> **Written instruction**
The lines to extract run from the first line of the material below to the line containing "import * as", both included; leave the pictures behind.

:::::

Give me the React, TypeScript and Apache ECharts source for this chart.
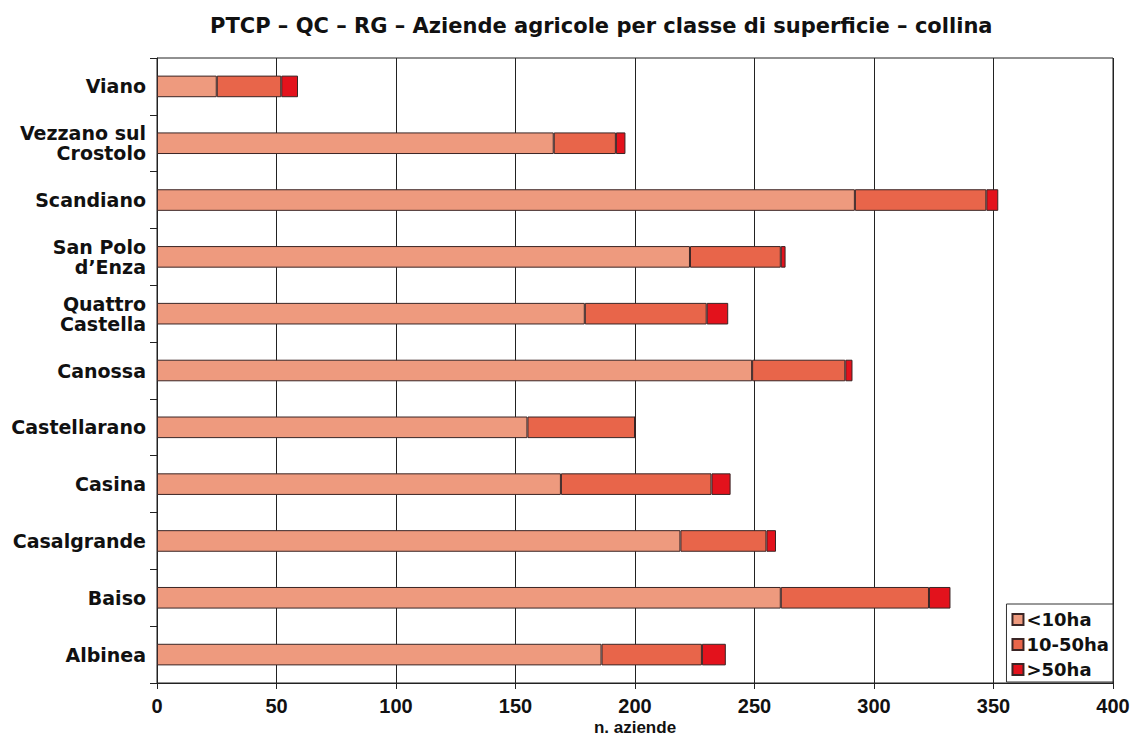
import React, { useEffect, useRef } from "react";
import * as echarts from "echarts";

const categories = [
  "Albinea",
  "Baiso",
  "Casalgrande",
  "Casina",
  "Castellarano",
  "Canossa",
  "Quattro\nCastella",
  "San Polo\nd’Enza",
  "Scandiano",
  "Vezzano sul\nCrostolo",
  "Viano",
];
const seriesNames = ["<10ha", "10-50ha", ">50ha"];
const small = [186, 261, 219, 169, 155, 249, 179, 223, 292, 166, 25];
const medium = [42, 62, 36, 63, 45, 39, 51, 38, 55, 26, 27];
const large = [10, 9, 4, 8, 0, 3, 9, 2, 5, 4, 7];
const colors = ["#EE9A7E", "#E8654A", "#E3121C"];
const xTicks = [0, 50, 100, 150, 200, 250, 300, 350, 400];

const WIDE = "DejaVu Sans, Liberation Sans, Arial, sans-serif";
const ARIAL = "Liberation Sans, Arial, sans-serif";

export default function App() {
  const ref = useRef<HTMLDivElement>(null);
  useEffect(() => {
    if (!ref.current) return;
    const chart = echarts.init(ref.current, null, { renderer: "svg" });
    const data = [small, medium, large];
    chart.setOption({
      animation: false,
      backgroundColor: "#fff",
      title: {
        text: "PTCP – QC – RG – Aziende agricole per classe di superficie – collina",
        left: 205,
        top: 10,
        textStyle: {
          fontFamily: WIDE,
          fontWeight: "bold",
          fontSize: 21,
          color: "#111",
        },
      },
      legend: {
        orient: "vertical",
        right: 24,
        bottom: 55,
        data: seriesNames,
        backgroundColor: "#fff",
        borderColor: "#333",
        borderWidth: 1,
        borderRadius: 0,
        padding: [5, 4, 2, 5],
        itemWidth: 11,
        itemHeight: 11,
        itemGap: 4,
        icon: "rect",
        textStyle: {
          fontFamily: WIDE,
          fontWeight: "bold",
          fontSize: 18,
          lineHeight: 21,
          color: "#111",
          padding: [0, 0, 0, -2],
        },
      },
      grid: {
        left: 157,
        right: 24,
        top: 58,
        bottom: 54,
        outerBoundsMode: "none",
        containLabel: false,
        show: true,
        borderColor: "#222",
        borderWidth: 1,
        backgroundColor: "transparent",
      },
      xAxis: {
        type: "value",
        min: xTicks[0],
        max: xTicks[xTicks.length - 1],
        interval: 50,
        name: "n. aziende",
        nameLocation: "middle",
        nameGap: 36,
        nameMoveOverlap: false,
        nameTextStyle: {
          fontFamily: ARIAL,
          fontWeight: "bold",
          fontSize: 17,
          lineHeight: 16,
          color: "#111",
        },
        axisLine: { show: true, lineStyle: { color: "#222", width: 1 } },
        axisTick: { show: true, length: 6, lineStyle: { color: "#222" } },
        axisLabel: {
          margin: 15,
          fontFamily: ARIAL,
          fontWeight: "bold",
          fontSize: 20,
          lineHeight: 16,
          color: "#111",
        },
        splitLine: { show: true, lineStyle: { color: "#222", width: 1 } },
      },
      yAxis: {
        type: "category",
        data: categories,
        axisLine: { show: true, lineStyle: { color: "#222" } },
        axisTick: { show: true, length: 7, lineStyle: { color: "#222" } },
        axisLabel: {
          margin: 11,
          fontFamily: WIDE,
          fontWeight: "bold",
          fontSize: 19,
          lineHeight: 20,
          color: "#111",
          align: "right",
        },
        splitLine: { show: false },
      },
      series: seriesNames.map((name, i) => ({
        name,
        type: "bar",
        stack: "total",
        barWidth: "38%",
        data: data[i],
        itemStyle: {
          color: colors[i],
          borderColor: "#3a2525",
          borderWidth: 1,
        },
      })),
    });
    return () => chart.dispose();
  }, []);
  return (
    <div
      ref={ref}
      style={{ position: "fixed", left: 0, top: 0, width: 1137, height: 737 }}
    />
  );
}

:::::

> **Exercise answer**
Give me the React, TypeScript and Apache ECharts source for this chart.
import React, { useEffect, useRef } from "react";
import * as echarts from "echarts";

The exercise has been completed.